Charts and diagrams as code

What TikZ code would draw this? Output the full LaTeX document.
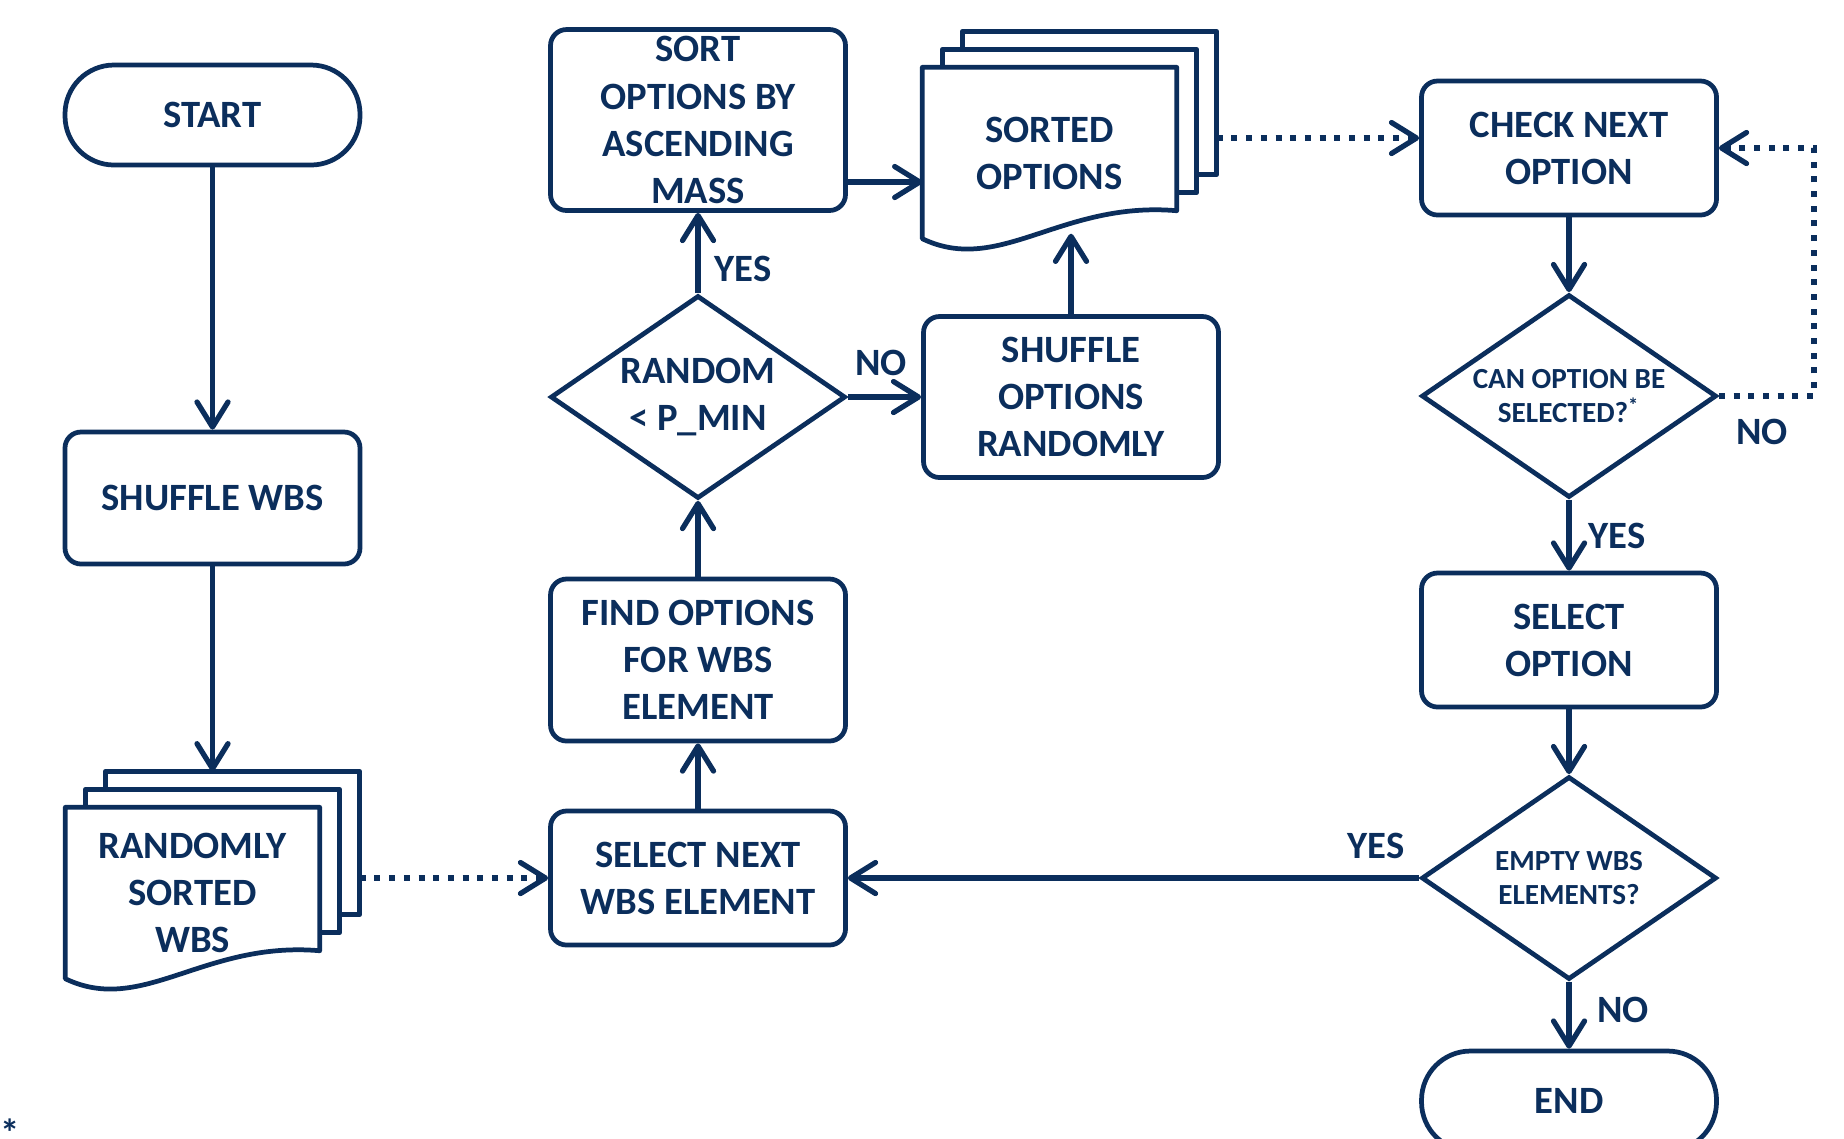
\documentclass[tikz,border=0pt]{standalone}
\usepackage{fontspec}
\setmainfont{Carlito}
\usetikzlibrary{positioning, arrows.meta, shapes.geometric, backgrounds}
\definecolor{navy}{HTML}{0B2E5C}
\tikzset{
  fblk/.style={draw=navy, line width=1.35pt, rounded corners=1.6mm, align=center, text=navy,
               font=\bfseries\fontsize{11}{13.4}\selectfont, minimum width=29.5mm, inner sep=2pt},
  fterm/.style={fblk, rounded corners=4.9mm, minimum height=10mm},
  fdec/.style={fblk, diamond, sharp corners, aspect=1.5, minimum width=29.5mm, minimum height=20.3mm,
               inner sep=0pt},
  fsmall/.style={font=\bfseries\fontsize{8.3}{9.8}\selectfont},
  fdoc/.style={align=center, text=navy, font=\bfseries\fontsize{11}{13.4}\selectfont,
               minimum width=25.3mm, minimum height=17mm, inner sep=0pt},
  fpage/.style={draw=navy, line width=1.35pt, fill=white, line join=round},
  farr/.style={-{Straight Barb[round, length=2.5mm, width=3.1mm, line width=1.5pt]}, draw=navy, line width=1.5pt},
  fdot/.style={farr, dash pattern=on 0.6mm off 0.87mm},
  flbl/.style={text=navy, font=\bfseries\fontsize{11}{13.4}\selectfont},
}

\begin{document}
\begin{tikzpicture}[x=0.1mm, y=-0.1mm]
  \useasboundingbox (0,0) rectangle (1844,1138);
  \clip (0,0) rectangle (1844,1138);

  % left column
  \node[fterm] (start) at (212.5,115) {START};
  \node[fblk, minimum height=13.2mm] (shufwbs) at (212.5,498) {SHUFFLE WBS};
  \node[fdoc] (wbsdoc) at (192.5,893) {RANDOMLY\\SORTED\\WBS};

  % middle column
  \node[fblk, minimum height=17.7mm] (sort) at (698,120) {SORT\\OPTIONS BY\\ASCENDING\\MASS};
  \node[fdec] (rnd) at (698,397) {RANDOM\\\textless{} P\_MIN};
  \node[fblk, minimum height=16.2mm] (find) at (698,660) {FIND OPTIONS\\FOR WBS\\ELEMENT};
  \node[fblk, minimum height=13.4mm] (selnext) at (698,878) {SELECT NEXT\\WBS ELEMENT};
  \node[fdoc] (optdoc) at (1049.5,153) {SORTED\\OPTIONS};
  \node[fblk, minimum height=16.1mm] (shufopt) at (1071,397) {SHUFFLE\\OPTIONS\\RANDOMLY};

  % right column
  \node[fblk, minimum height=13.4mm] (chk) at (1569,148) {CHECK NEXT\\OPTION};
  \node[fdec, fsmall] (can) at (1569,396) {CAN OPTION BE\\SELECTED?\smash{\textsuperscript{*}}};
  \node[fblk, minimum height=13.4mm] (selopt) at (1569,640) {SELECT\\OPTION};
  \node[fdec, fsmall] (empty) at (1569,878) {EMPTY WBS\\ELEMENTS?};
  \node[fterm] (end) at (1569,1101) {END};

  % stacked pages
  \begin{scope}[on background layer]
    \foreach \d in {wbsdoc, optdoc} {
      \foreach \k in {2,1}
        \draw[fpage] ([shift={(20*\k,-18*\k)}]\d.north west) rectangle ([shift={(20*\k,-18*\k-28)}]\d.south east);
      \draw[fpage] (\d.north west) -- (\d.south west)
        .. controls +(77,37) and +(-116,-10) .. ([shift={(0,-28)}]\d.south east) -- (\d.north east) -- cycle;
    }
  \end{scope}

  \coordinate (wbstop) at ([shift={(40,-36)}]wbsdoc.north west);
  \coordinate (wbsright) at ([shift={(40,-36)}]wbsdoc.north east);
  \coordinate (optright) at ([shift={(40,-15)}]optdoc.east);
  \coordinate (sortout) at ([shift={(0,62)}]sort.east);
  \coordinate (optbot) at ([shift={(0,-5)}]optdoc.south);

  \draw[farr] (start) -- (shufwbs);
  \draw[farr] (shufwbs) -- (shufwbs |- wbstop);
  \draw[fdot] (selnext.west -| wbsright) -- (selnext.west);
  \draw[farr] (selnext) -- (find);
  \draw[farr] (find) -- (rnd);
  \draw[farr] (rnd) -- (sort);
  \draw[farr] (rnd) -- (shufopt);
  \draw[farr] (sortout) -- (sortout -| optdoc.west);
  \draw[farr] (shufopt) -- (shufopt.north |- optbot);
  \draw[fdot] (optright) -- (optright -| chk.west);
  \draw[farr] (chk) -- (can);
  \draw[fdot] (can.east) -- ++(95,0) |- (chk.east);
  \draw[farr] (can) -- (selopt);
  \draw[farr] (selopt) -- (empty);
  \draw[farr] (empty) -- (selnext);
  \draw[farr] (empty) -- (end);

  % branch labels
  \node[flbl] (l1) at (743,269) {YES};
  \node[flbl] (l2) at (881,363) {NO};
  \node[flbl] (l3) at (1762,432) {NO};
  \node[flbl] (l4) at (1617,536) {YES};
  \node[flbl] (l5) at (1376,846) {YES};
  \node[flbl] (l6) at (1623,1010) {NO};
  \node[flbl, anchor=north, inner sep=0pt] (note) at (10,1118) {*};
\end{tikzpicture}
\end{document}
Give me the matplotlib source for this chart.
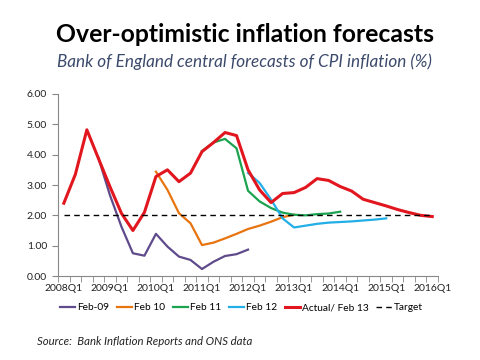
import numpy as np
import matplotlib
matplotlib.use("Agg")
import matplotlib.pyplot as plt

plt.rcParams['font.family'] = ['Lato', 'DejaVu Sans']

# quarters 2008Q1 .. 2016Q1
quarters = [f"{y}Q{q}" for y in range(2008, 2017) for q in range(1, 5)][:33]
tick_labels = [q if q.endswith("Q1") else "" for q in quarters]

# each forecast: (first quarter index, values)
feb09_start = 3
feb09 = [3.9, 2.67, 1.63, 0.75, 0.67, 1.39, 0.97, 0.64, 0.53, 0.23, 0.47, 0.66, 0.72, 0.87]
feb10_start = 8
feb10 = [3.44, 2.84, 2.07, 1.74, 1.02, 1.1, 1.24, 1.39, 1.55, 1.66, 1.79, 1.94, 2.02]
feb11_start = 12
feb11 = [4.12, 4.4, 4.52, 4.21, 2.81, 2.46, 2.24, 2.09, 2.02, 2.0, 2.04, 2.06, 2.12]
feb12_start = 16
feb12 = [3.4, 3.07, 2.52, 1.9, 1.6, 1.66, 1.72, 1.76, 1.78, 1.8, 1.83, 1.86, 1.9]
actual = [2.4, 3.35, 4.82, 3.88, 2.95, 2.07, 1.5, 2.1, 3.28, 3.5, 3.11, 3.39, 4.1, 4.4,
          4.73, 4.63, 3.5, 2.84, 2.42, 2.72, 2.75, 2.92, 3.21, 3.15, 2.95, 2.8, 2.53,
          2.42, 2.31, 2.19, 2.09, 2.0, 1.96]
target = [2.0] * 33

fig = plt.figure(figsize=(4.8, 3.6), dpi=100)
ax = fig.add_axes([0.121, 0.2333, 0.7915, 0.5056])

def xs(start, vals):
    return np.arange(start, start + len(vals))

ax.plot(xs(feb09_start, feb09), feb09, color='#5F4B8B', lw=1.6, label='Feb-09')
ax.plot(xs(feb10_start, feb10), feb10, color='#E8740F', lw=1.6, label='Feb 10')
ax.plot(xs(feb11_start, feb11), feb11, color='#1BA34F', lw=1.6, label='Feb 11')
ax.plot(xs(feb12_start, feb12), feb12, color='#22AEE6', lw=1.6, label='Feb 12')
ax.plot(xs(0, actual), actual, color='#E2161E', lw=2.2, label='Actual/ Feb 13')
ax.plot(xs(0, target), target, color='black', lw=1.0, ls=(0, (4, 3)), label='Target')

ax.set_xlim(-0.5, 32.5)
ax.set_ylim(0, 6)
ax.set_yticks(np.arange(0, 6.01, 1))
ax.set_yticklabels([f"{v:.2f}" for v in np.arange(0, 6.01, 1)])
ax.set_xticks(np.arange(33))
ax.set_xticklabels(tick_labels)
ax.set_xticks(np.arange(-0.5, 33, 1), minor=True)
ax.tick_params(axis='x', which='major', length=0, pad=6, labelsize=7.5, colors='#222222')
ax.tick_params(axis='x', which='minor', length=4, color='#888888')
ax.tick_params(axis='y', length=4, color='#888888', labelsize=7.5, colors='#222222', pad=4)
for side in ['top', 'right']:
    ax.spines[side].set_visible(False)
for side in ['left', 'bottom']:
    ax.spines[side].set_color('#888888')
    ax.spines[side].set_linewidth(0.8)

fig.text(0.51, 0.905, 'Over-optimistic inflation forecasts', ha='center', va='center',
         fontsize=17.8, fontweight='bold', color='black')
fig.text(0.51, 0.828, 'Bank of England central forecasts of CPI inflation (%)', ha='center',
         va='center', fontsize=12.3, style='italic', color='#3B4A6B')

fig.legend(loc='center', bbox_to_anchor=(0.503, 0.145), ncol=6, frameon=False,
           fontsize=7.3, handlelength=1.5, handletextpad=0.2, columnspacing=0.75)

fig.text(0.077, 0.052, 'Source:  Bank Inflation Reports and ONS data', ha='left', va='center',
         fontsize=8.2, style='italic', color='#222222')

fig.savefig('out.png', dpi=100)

### Short task
Reply with only the number of lines in the entries that contain the word "this".

### Answer to the exercise
2